An Italian village rises from the fog
Spring time 2011 I traveled to Sicily together with my two good friends and work companions to gather information for our last thesis, the Bachelor degree in Tourism and Management. We were introduced to an exciting project by the Norwegian architect Alf Howlid. He has a great knowledge of Sicily- especially the area around the Province of Palermo and the village Geraci Siculo. Together we developed the project, and our job was to find out what elements the village Geraci Siculo had to offer as a tourist destination. We were presented to Howlids´ friends in the village, and they welcomed us warmly.One flight to Palermo, one rental car and three girls with camera and notebooks – we were ready for Sicilian field work.

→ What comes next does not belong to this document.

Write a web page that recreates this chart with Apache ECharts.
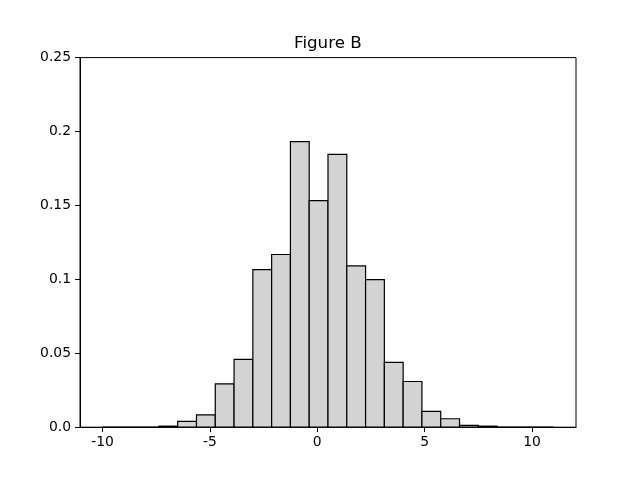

Driving in from Palermo, the village of Geraci Siculo surprised us with a foggy view. It was a special and magical atmosphere.

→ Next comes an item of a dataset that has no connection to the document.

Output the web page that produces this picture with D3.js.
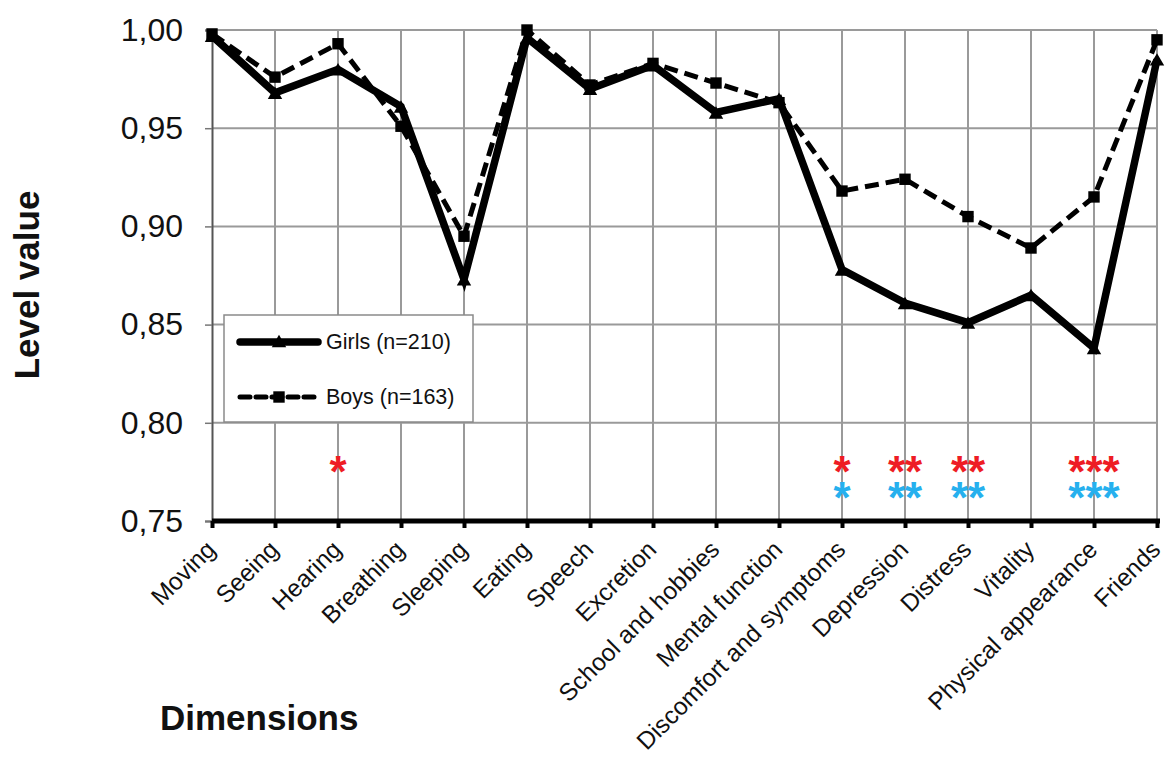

Arriving the village, we were accommodated by Giovanni and his fantastic family. They invited us to dinner, and we quickly learned that food and family are two of the main ingredients in Sicilian life and living. We immediately felt like family when they showed us around and even brought us to their annual family tradition, the great barbecue at their cabin on the countryside.
From the list of food we were served I can mention olives, cheese, vegetables, pasta, homemade sausage, lamb, local wine, fruits and hand painted cookies. All local products. What a feast.
When the fog disappeared after a couple of days, we could finally see and get to know the Sicilian village from its best sides. Small stone houses, beautiful streets with interesting history on every corner, and friendly and curios locals speaking to us in Italian. What a shame we could not communicate with them in their language. But in a way, the communication went well in a mixture of body language,Spanish and English.
The village of Geraci Siculo has a lot to offer from a tourist perspective; interesting history, fantastic local food, friendly people and beautiful sceneries among others. I will definitely return one day, and I kind of miss my Sicilian family.